You're likely to find that one of the options discussed will provide a workable solution to fit the performance, scalability, and budget requirements of your environment, regardless of what version of Exchange you're running. I'd like to hear how you've managed to circumvent tricky environments to improve your Exchange storage infrastructure, so feel free to drop me an email.
Sidebar: Exchange 2010 Considerations
Exchange Server 2010 has major improvements in the way it utilizes the storage system. In Exchange Server 2007, it was common for customers to use high-speed FC or SAS disks because of the IOPS capacity they provided. Exchange 2010 has a significantly lower IOPS profile than previous versions, so you may not require FC or SAS disks for performance any longer.
Databases Availability Group (DAG), a new feature in Exchange 2010, allows for configurations that don't require RAID on the server. A configuration known as Just a Bunch Of Disks (JBOD) has been added to provide for additional customer choice. JBOD is accomplished by application-level database replication as part of DAG's functionality.
More than ever, it's important when using Exchange 2010 to take the time to estimate the correct amount of memory and IOPS load/capacity needed for deployments. Exchange 2010 has much higher memory requirements for large mailbox support than past versions, and all Exchange 2010 designs should use the Microsoft best practice guidelines and test tools for final validation.

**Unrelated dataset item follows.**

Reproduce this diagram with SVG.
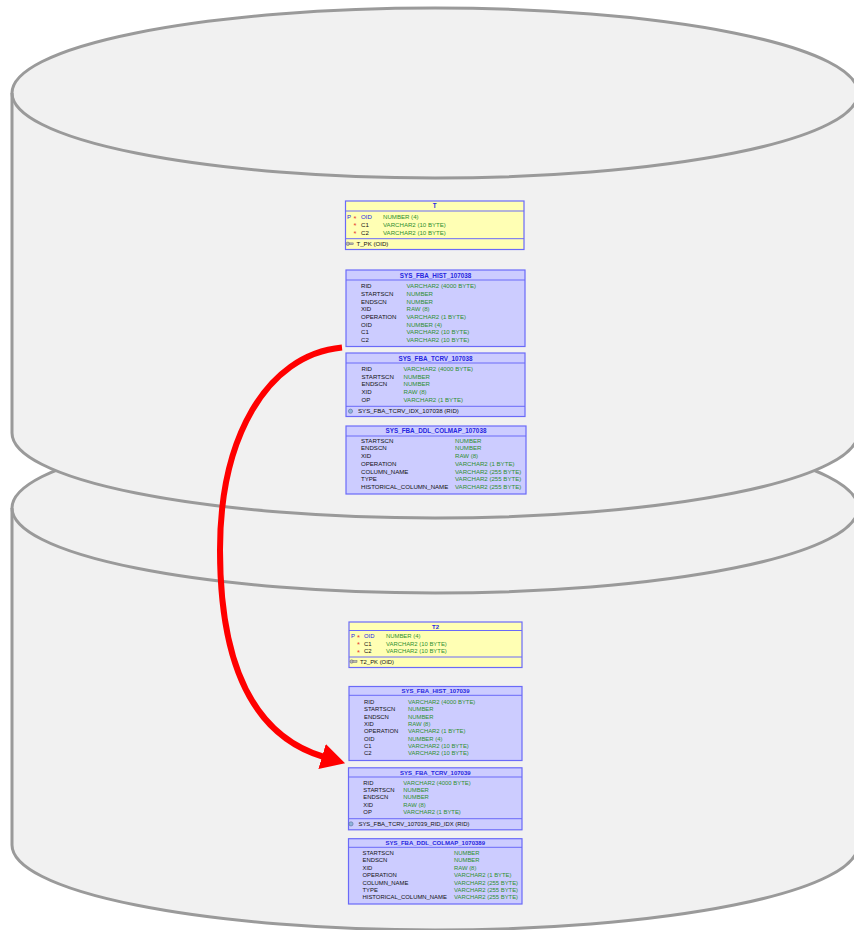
<svg xmlns="http://www.w3.org/2000/svg" width="854" height="930" viewBox="0 0 854 930">
  <style>
    .cyl { fill: #f1f1f1; stroke: #9a9a9a; stroke-width: 3; }
    .cyl-edge { fill: none; stroke: #9a9a9a; stroke-width: 3; }
    .tbl-y { fill: #ffffb4; stroke: #6a6af8; stroke-width: 1.2; }
    .tbl-p { fill: #ccccff; stroke: #6a6af8; stroke-width: 1.2; }
    .sep { stroke: #6a6af8; stroke-width: 1; }
    text { font-family: "Liberation Sans", Arial, sans-serif; }
    .hdr { font-size: 6.3px; font-weight: bold; fill: #2626e0; text-anchor: middle; }
    .lo .hdr { font-size: 6px; }
    .c { font-size: 6.1px; fill: #111; }
    .t { font-size: 6.1px; fill: #2f8f2f; }
    .lo .c, .lo .t { font-size: 5.9px; }
    .pk { fill: #2626e0; }
    .star { font-size: 7.5px; fill: #e63b2e; }
    .flow { fill: none; stroke: #ff0000; stroke-width: 6; }
  </style>
  <defs>
    <marker id="head" markerUnits="userSpaceOnUse" markerWidth="26" markerHeight="28" refX="2" refY="13" orient="auto">
      <path d="M0,0 L24,13 L0,26 Z" fill="#ff0000"/>
    </marker>
    <g id="key">
      <circle cx="1.8" cy="0" r="1.7" fill="#b8b8b8" stroke="#6e6e6e" stroke-width="0.6"/>
      <rect x="3.2" y="-0.9" width="4" height="1.8" fill="#b8b8b8" stroke="#6e6e6e" stroke-width="0.5"/>
    </g>
    <g id="idx">
      <circle cx="0" cy="0" r="2.1" fill="#8fb4dc" stroke="#5a6f9a" stroke-width="0.6"/>
    </g>
  </defs>

  <!-- lower cylinder (drawn first, sits behind) -->
  <g id="cylinder-lower">
    <path class="cyl" d="M12 508 A423 85 0 0 1 858 508 L858 845 A423 85 0 0 1 12 845 Z"/>
    <path class="cyl-edge" d="M12 508 A423 85 0 0 0 858 508"/>
  </g>

  <!-- upper cylinder -->
  <g id="cylinder-upper">
    <path class="cyl" d="M12 93 A423 85 0 0 1 858 93 L858 433 A423 85 0 0 1 12 433 Z"/>
    <path class="cyl-edge" d="M12 93 A423 85 0 0 0 858 93"/>
  </g>

  <!-- table T -->
  <g id="tbl-T">
    <rect class="tbl-y" x="345.5" y="201" width="178.5" height="48.5"/>
    <line class="sep" x1="345.5" y1="211" x2="524" y2="211"/>
    <line class="sep" x1="345.5" y1="238.7" x2="524" y2="238.7"/>
    <text class="hdr" x="434.8" y="208.3">T</text>
    <text class="c pk" x="347" y="219">P</text>
    <text class="star" x="353.5" y="220.5">*</text>
    <text class="c pk" x="361" y="219">OID</text>
    <text class="t" x="383" y="219">NUMBER (4)</text>
    <text class="star" x="353.5" y="228.3">*</text>
    <text class="c" x="361" y="226.8">C1</text>
    <text class="t" x="383" y="226.8">VARCHAR2 (10 BYTE)</text>
    <text class="star" x="353.5" y="236.1">*</text>
    <text class="c" x="361" y="234.6">C2</text>
    <text class="t" x="383" y="234.6">VARCHAR2 (10 BYTE)</text>
    <use href="#key" x="346" y="243.8"/>
    <text class="c" x="356.5" y="245.9">T_PK (OID)</text>
  </g>

  <!-- table SYS_FBA_HIST_107038 -->
  <g id="tbl-hist-107038">
    <rect class="tbl-p" x="346" y="270" width="179" height="76.5"/>
    <line class="sep" x1="346" y1="280" x2="525" y2="280"/>
    <text class="hdr" x="435.5" y="277.5">SYS_FBA_HIST_107038</text>
    <text class="c" x="361" y="288.2">RID</text><text class="t" x="406.5" y="288.2">VARCHAR2 (4000 BYTE)</text>
    <text class="c" x="361" y="295.9">STARTSCN</text><text class="t" x="406.5" y="295.9">NUMBER</text>
    <text class="c" x="361" y="303.6">ENDSCN</text><text class="t" x="406.5" y="303.6">NUMBER</text>
    <text class="c" x="361" y="311.3">XID</text><text class="t" x="406.5" y="311.3">RAW (8)</text>
    <text class="c" x="361" y="319">OPERATION</text><text class="t" x="406.5" y="319">VARCHAR2 (1 BYTE)</text>
    <text class="c" x="361" y="326.7">OID</text><text class="t" x="406.5" y="326.7">NUMBER (4)</text>
    <text class="c" x="361" y="334.4">C1</text><text class="t" x="406.5" y="334.4">VARCHAR2 (10 BYTE)</text>
    <text class="c" x="361" y="342.1">C2</text><text class="t" x="406.5" y="342.1">VARCHAR2 (10 BYTE)</text>
  </g>

  <!-- table SYS_FBA_TCRV_107038 -->
  <g id="tbl-tcrv-107038">
    <rect class="tbl-p" x="346" y="353" width="179" height="63.5"/>
    <line class="sep" x1="346" y1="363" x2="525" y2="363"/>
    <line class="sep" x1="346" y1="406.3" x2="525" y2="406.3"/>
    <text class="hdr" x="435.5" y="360.5">SYS_FBA_TCRV_107038</text>
    <text class="c" x="361.5" y="370.9">RID</text><text class="t" x="403.5" y="370.9">VARCHAR2 (4000 BYTE)</text>
    <text class="c" x="361.5" y="378.6">STARTSCN</text><text class="t" x="403.5" y="378.6">NUMBER</text>
    <text class="c" x="361.5" y="386.3">ENDSCN</text><text class="t" x="403.5" y="386.3">NUMBER</text>
    <text class="c" x="361.5" y="394">XID</text><text class="t" x="403.5" y="394">RAW (8)</text>
    <text class="c" x="361.5" y="401.7">OP</text><text class="t" x="403.5" y="401.7">VARCHAR2 (1 BYTE)</text>
    <use href="#idx" x="350.5" y="411.2"/>
    <text class="c" x="358" y="413.3">SYS_FBA_TCRV_IDX_107038 (RID)</text>
  </g>

  <!-- table SYS_FBA_DDL_COLMAP_107038 -->
  <g id="tbl-colmap-107038">
    <rect class="tbl-p" x="346" y="426" width="180" height="68"/>
    <line class="sep" x1="346" y1="436" x2="526" y2="436"/>
    <text class="hdr" x="436" y="432.5">SYS_FBA_DDL_COLMAP_107038</text>
    <text class="c" x="361" y="442.7">STARTSCN</text><text class="t" x="455" y="442.7">NUMBER</text>
    <text class="c" x="361" y="450.4">ENDSCN</text><text class="t" x="455" y="450.4">NUMBER</text>
    <text class="c" x="361" y="458.2">XID</text><text class="t" x="455" y="458.2">RAW (8)</text>
    <text class="c" x="361" y="465.9">OPERATION</text><text class="t" x="455" y="465.9">VARCHAR2 (1 BYTE)</text>
    <text class="c" x="361" y="473.7">COLUMN_NAME</text><text class="t" x="455" y="473.7">VARCHAR2 (255 BYTE)</text>
    <text class="c" x="361" y="481.4">TYPE</text><text class="t" x="455" y="481.4">VARCHAR2 (255 BYTE)</text>
    <text class="c" x="361" y="489.2">HISTORICAL_COLUMN_NAME</text><text class="t" x="455" y="489.2">VARCHAR2 (255 BYTE)</text>
  </g>

  <!-- table T2 -->
  <g id="tbl-T2" class="lo">
    <rect class="tbl-y" x="349" y="622" width="173" height="45.5"/>
    <line class="sep" x1="349" y1="630.5" x2="522" y2="630.5"/>
    <line class="sep" x1="349" y1="657" x2="522" y2="657"/>
    <text class="hdr" x="435.5" y="628.5">T2</text>
    <text class="c pk" x="351" y="638.4">P</text>
    <text class="star" x="357" y="639.9">*</text>
    <text class="c pk" x="364" y="638.4">OID</text>
    <text class="t" x="386" y="638.4">NUMBER (4)</text>
    <text class="star" x="357" y="647.3">*</text>
    <text class="c" x="364" y="645.8">C1</text>
    <text class="t" x="386" y="645.8">VARCHAR2 (10 BYTE)</text>
    <text class="star" x="357" y="654.6">*</text>
    <text class="c" x="364" y="653.1">C2</text>
    <text class="t" x="386" y="653.1">VARCHAR2 (10 BYTE)</text>
    <use href="#key" x="349.8" y="661.5"/>
    <text class="c" x="360" y="663.6">T2_PK (OID)</text>
  </g>

  <!-- table SYS_FBA_HIST_107039 -->
  <g id="tbl-hist-107039" class="lo">
    <rect class="tbl-p" x="349" y="686.5" width="173" height="74"/>
    <line class="sep" x1="349" y1="695.3" x2="522" y2="695.3"/>
    <text class="hdr" x="435.5" y="693.1">SYS_FBA_HIST_107039</text>
    <text class="c" x="364" y="703.8">RID</text><text class="t" x="408" y="703.8">VARCHAR2 (4000 BYTE)</text>
    <text class="c" x="364" y="711.2">STARTSCN</text><text class="t" x="408" y="711.2">NUMBER</text>
    <text class="c" x="364" y="718.5">ENDSCN</text><text class="t" x="408" y="718.5">NUMBER</text>
    <text class="c" x="364" y="725.9">XID</text><text class="t" x="408" y="725.9">RAW (8)</text>
    <text class="c" x="364" y="733.2">OPERATION</text><text class="t" x="408" y="733.2">VARCHAR2 (1 BYTE)</text>
    <text class="c" x="364" y="740.6">OID</text><text class="t" x="408" y="740.6">NUMBER (4)</text>
    <text class="c" x="364" y="747.9">C1</text><text class="t" x="408" y="747.9">VARCHAR2 (10 BYTE)</text>
    <text class="c" x="364" y="755.3">C2</text><text class="t" x="408" y="755.3">VARCHAR2 (10 BYTE)</text>
  </g>

  <!-- table SYS_FBA_TCRV_107039 -->
  <g id="tbl-tcrv-107039" class="lo">
    <rect class="tbl-p" x="348.5" y="767.8" width="173.5" height="62"/>
    <line class="sep" x1="348.5" y1="777" x2="522" y2="777"/>
    <line class="sep" x1="348.5" y1="818.7" x2="522" y2="818.7"/>
    <text class="hdr" x="435.3" y="775.1">SYS_FBA_TCRV_107039</text>
    <text class="c" x="363.3" y="784.5">RID</text><text class="t" x="403.3" y="784.5">VARCHAR2 (4000 BYTE)</text>
    <text class="c" x="363.3" y="791.9">STARTSCN</text><text class="t" x="403.3" y="791.9">NUMBER</text>
    <text class="c" x="363.3" y="799.3">ENDSCN</text><text class="t" x="403.3" y="799.3">NUMBER</text>
    <text class="c" x="363.3" y="806.7">XID</text><text class="t" x="403.3" y="806.7">RAW (8)</text>
    <text class="c" x="363.3" y="814.1">OP</text><text class="t" x="403.3" y="814.1">VARCHAR2 (1 BYTE)</text>
    <use href="#idx" x="351" y="823.9"/>
    <text class="c" x="358.5" y="826">SYS_FBA_TCRV_107039_RID_IDX (RID)</text>
  </g>

  <!-- table SYS_FBA_DDL_COLMAP_1070389 -->
  <g id="tbl-colmap-1070389" class="lo">
    <rect class="tbl-p" x="348.5" y="838.7" width="173.5" height="65.3"/>
    <line class="sep" x1="348.5" y1="847.3" x2="522" y2="847.3"/>
    <text class="hdr" x="435.3" y="845.4">SYS_FBA_DDL_COLMAP_1070389</text>
    <text class="c" x="362.5" y="854.9">STARTSCN</text><text class="t" x="454" y="854.9">NUMBER</text>
    <text class="c" x="362.5" y="862.3">ENDSCN</text><text class="t" x="454" y="862.3">NUMBER</text>
    <text class="c" x="362.5" y="869.7">XID</text><text class="t" x="454" y="869.7">RAW (8)</text>
    <text class="c" x="362.5" y="877.1">OPERATION</text><text class="t" x="454" y="877.1">VARCHAR2 (1 BYTE)</text>
    <text class="c" x="362.5" y="884.5">COLUMN_NAME</text><text class="t" x="454" y="884.5">VARCHAR2 (255 BYTE)</text>
    <text class="c" x="362.5" y="891.9">TYPE</text><text class="t" x="454" y="891.9">VARCHAR2 (255 BYTE)</text>
    <text class="c" x="362.5" y="899.3">HISTORICAL_COLUMN_NAME</text><text class="t" x="454" y="899.3">VARCHAR2 (255 BYTE)</text>
  </g>

  <!-- connectors -->
  <g id="connectors">
    <path class="flow" marker-end="url(#head)" d="M342 347.5 C265 355 220 440 220 550 C220 660 250 735 324 757"/>
  </g>
</svg>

As more and more applications take advantage of Exchange, it's common to see Exchange deployments that are undersized because third-party use hasn't been factored into their designs. When designing an Exchange 2010 system, ensure that all third-party applications are accounted for. Wireless devices, third-party add-ins for Outlook, and others all have an effect on the overall performance of your Exchange server.